Don't get me wrong. I'm thrilled to the core that my daughters all have partners to love and adore them, partners with whom they plan to build a future filled with their own traditions. I'm excited for them as they venture out to adorn their new lives with loved ones. 

But their gain is my loss. And my husband's loss. This will be the first Christmas not a single child will go to bed Christmas Eve under our roof. The first Christmas there won't be even one child waking up early to peek at stockings or enjoy the quiet moments alone near the tree before the sun and the rest of the family rises. The first time all the family — or even the majority of it — won't open presents together; we're gifting in shifts according to when our oldest and youngest daughters each plan to visit.

I do look forward to the new ways we've adjusted some of our old ways in order to accommodate my daughters' schedules and situations. And my husband and I are eager for early Christmas morning when just the two of us will open our gifts to one another, coffee in hand, Christmas music playing softly, with no kids around at that time for the first time in our decades together.

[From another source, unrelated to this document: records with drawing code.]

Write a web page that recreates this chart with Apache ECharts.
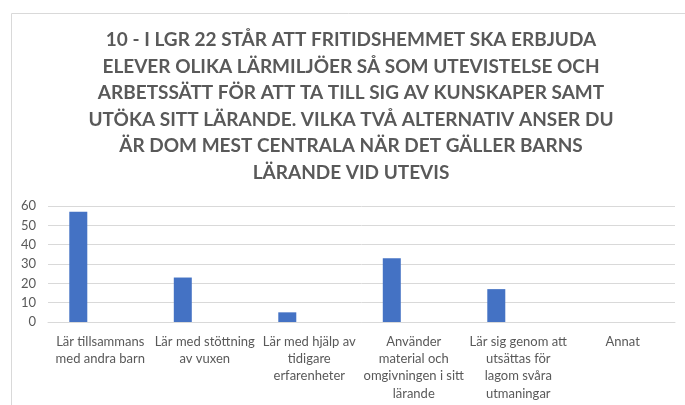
<!DOCTYPE html>
<html><head><meta charset="utf-8">
<script src="https://cdn.jsdelivr.net/npm/echarts@6/dist/echarts.min.js"></script>
<style>html,body{margin:0;padding:0;background:#fff}#c{width:685px;height:405px}</style>
</head><body><div id="c"></div>
<script>
const titleText = "10 - I LGR 22 STÅR ATT FRITIDSHEMMET SKA ERBJUDA\nELEVER OLIKA LÄRMILJÖER SÅ SOM UTEVISTELSE OCH\nARBETSSÄTT FÖR ATT TA TILL SIG AV KUNSKAPER SAMT\nUTÖKA SITT LÄRANDE. VILKA TVÅ ALTERNATIV ANSER DU\nÄR DOM MEST CENTRALA NÄR DET GÄLLER BARNS\nLÄRANDE VID UTEVIS";
const categories = [
  "Lär tillsammans\nmed andra barn",
  "Lär med stöttning\nav vuxen",
  "Lär med hjälp av\ntidigare\nerfarenheter",
  "Använder\nmaterial och\nomgivningen i sitt\nlärande",
  "Lär sig genom att\nutsättas för\nlagom svåra\nutmaningar",
  "Annat"
];
const seriesValues = [57, 23, 5, 33, 17, 0];
const emptySeries = [null, null, null, null, null, null];
const yTicks = [0, 10, 20, 30, 40, 50, 60];

const chart = echarts.init(document.getElementById('c'), null, {renderer: 'canvas'});
chart.setOption({
  animation: false,
  graphic: [{type: 'rect', shape: {x: 11.5, y: 13.5, width: 700, height: 420}, style: {fill: 'none', stroke: '#d9d9d9', lineWidth: 1}}],
  title: {
    text: titleText, left: 351, textAlign: 'center', top: 27, padding: 0,
    textStyle: {fontFamily: 'Lato', fontWeight: 'bold', fontSize: 19, color: '#595959', lineHeight: 26.5}
  },
  grid: {left: 48, right: 10, top: 206, bottom: 83, containLabel: false},
  xAxis: {
    type: 'category', data: categories,
    axisLine: {lineStyle: {color: '#d9d9d9'}}, axisTick: {show: false},
    axisLabel: {interval: 0, color: '#595959', fontFamily: 'Lato', fontSize: 13, lineHeight: 17.3, margin: 11, align: 'center'}
  },
  yAxis: {
    type: 'value', min: yTicks[0], max: yTicks[yTicks.length - 1], interval: 10,
    axisLine: {show: false}, axisTick: {show: false},
    splitLine: {lineStyle: {color: '#d9d9d9'}},
    axisLabel: {color: '#595959', fontFamily: 'Lato', fontSize: 13, margin: 12}
  },
  series: [
    {type: 'bar', data: seriesValues, barWidth: 18, barGap: '144%', itemStyle: {color: '#4472c4'}},
    {type: 'bar', data: emptySeries, barWidth: 18, itemStyle: {color: '#ed7d31'}}
  ]
});
</script></body></html>
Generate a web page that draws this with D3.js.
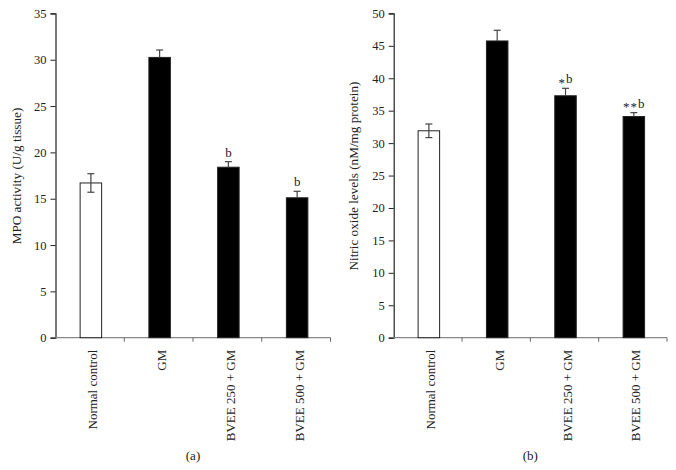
<!DOCTYPE html>
<html><head><meta charset="utf-8">
<script src="https://cdn.jsdelivr.net/npm/d3@7"></script>
<style>body{margin:0;background:#fff}</style>
</head><body>
<svg id="c" width="676" height="470"></svg>
<script>
const categories = ["Normal control", "GM", "BVEE 250 + GM", "BVEE 500 + GM"];
const mpoValues = [16.7, 30.25, 18.4, 15.1];
const mpoErrors = [1.0, 0.8, 0.6, 0.7];
const mpoLabels = ["", "", "b", "b"];
const noValues = [31.9, 45.75, 37.3, 34.1];
const noErrors = [1.05, 1.65, 1.15, 0.6];
const noLabels = ["", "", "*b", "**b"];
const mpoTicks = [0, 5, 10, 15, 20, 25, 30, 35];
const noTicks = [0, 5, 10, 15, 20, 25, 30, 35, 40, 45, 50];
const fills = ["#fff", "#000", "#000", "#000"];

const svg = d3.select("#c");
const FONT = "'Liberation Serif', 'Times New Roman', serif";

function panel(opt) {
  const g = svg.append("g");
  const x = d3.scaleBand().domain(categories).range([opt.x0, opt.x1]).paddingInner(0).paddingOuter(0);
  const y = d3.scaleLinear().domain([0, opt.max]).range([337.7, 13.4]);
  const bw = 21.5;
  // y axis
  const ya = g.append("g").attr("transform", `translate(${opt.x0},0)`)
    .call(d3.axisLeft(y).tickValues(opt.ticks).tickSize(5).tickPadding(4).tickFormat(d3.format("d")));
  ya.select(".domain").attr("stroke", "#222").attr("stroke-width", 1.2);
  ya.selectAll(".tick line").attr("stroke", "#222");
  ya.selectAll("text").attr("font-family", FONT).attr("font-size", 12.5).attr("fill", "#222");
  // x axis
  const xa = g.append("g").attr("transform", `translate(0,${y(0)})`);
  xa.append("line").attr("x1", opt.x0).attr("x2", opt.x1).attr("stroke", "#888").attr("stroke-width", 1.2);
  const bounds = categories.map(c => x(c)).concat([opt.x1]);
  xa.selectAll("line.t").data(bounds.slice(1)).join("line").attr("class", "t")
    .attr("x1", d => d).attr("x2", d => d).attr("y1", 0).attr("y2", 4).attr("stroke", "#666");
  xa.selectAll("text").data(categories).join("text")
    .attr("transform", d => `translate(${x(d) + x.bandwidth() / 2 + 3},12) rotate(-90)`)
    .attr("text-anchor", "end").attr("dy", "0.35em")
    .attr("font-family", FONT).attr("font-size", 13).attr("fill", "#222").text(d => d);
  // bars
  g.selectAll("rect.bar").data(categories).join("rect").attr("class", "bar")
    .attr("x", d => x(d) + x.bandwidth() / 2 - bw / 2 + 1)
    .attr("y", (d, i) => y(opt.values[i]))
    .attr("width", bw).attr("height", (d, i) => y(0) - y(opt.values[i]))
    .attr("fill", (d, i) => fills[i]).attr("stroke", "#222").attr("stroke-width", 1);
  // error bars
  categories.forEach((c, i) => {
    const cx = x(c) + x.bandwidth() / 2 + 1;
    const top = y(opt.values[i] + opt.errors[i]);
    const bot = i === 0 ? y(opt.values[i] - opt.errors[i]) : y(opt.values[i]);
    g.append("line").attr("x1", cx).attr("x2", cx).attr("y1", top).attr("y2", bot).attr("stroke", "#444").attr("stroke-width", 1.2);
    g.append("line").attr("x1", cx - 3.5).attr("x2", cx + 3.5).attr("y1", top).attr("y2", top).attr("stroke", "#444").attr("stroke-width", 1.2);
    if (i === 0) g.append("line").attr("x1", cx - 3.5).attr("x2", cx + 3.5).attr("y1", bot).attr("y2", bot).attr("stroke", "#444").attr("stroke-width", 1.2);
    const lab = opt.labels[i];
    if (lab) {
      const stars = lab.replace(/[^*]/g, "");
      const rest = lab.replace(/\*/g, "");
      const t = g.append("text").attr("x", cx).attr("y", top - 5).attr("text-anchor", "middle")
        .attr("font-family", FONT).attr("font-size", 13).attr("fill", "#222");
      if (stars) {
        t.append("tspan").attr("font-size", 13).attr("dy", 3.5).attr("letter-spacing", 1).text(stars);
        t.append("tspan").attr("dy", -3.5).text(rest);
      } else {
        t.text(rest);
      }
    }
  });
  // axis title
  g.append("text").attr("transform", `translate(${opt.titleX},176) rotate(-90)`)
    .attr("text-anchor", "middle").attr("dy", "0.35em").attr("font-family", FONT).attr("font-size", 13.2).attr("fill", "#222").text(opt.title);
  g.append("text").attr("x", (opt.x0 + opt.x1) / 2).attr("y", 460).attr("text-anchor", "middle")
    .attr("font-family", FONT).attr("font-size", 13).attr("fill", "#222").text(opt.panel);
}

panel({x0: 55.5, x1: 330.5, max: 35, ticks: mpoTicks, values: mpoValues, errors: mpoErrors, labels: mpoLabels,
  title: "MPO activity (U/g tissue)", titleX: 16, panel: "(a)"});
panel({x0: 393.7, x1: 667, max: 50, ticks: noTicks, values: noValues, errors: noErrors, labels: noLabels,
  title: "Nitric oxide levels (nM/mg protein)", titleX: 353, panel: "(b)"});
</script>
</body></html>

It will be our new tradition.

It's just that new traditions made out of necessity can be hard on one's heart. And not just Mom's and Dad's, I've learned. One daughter's boyfriend shared that each time he and my daughter try to discuss how their holiday hours will be allotted, she cries. She's having a tough time letting go of childhood traditions and embracing the new adult ones.

We all are. But we will. We're simply in that first year of the new phase, reminiscent of when the kids left for college. Our hearts are visibly cracked a bit, our eyes reflect how-the-heck-did-this-happen-so-fast wonderment. Eventually, though, we all will adjust; we all will delight in our holiday time together yet relish our time apart.

Just as I did in that first phase of the empty nest — the one that in retrospect seems far easier as the separation from my children then was seasonal — I will get through this empty-nest phase which seems far more permanent.

Thankfully, this year's altered Christmas festivities will still include many hours with my loved ones. Though it will feel different, it promises joyful, family focused time just the same. I will cherish every single minute of it, from beginning to end.

And I will pray further unexpected empty-nest phases hold off a while longer. At least until I've gotten this one down.

Today's question:

What tradition began for you and yours after your nest had emptied?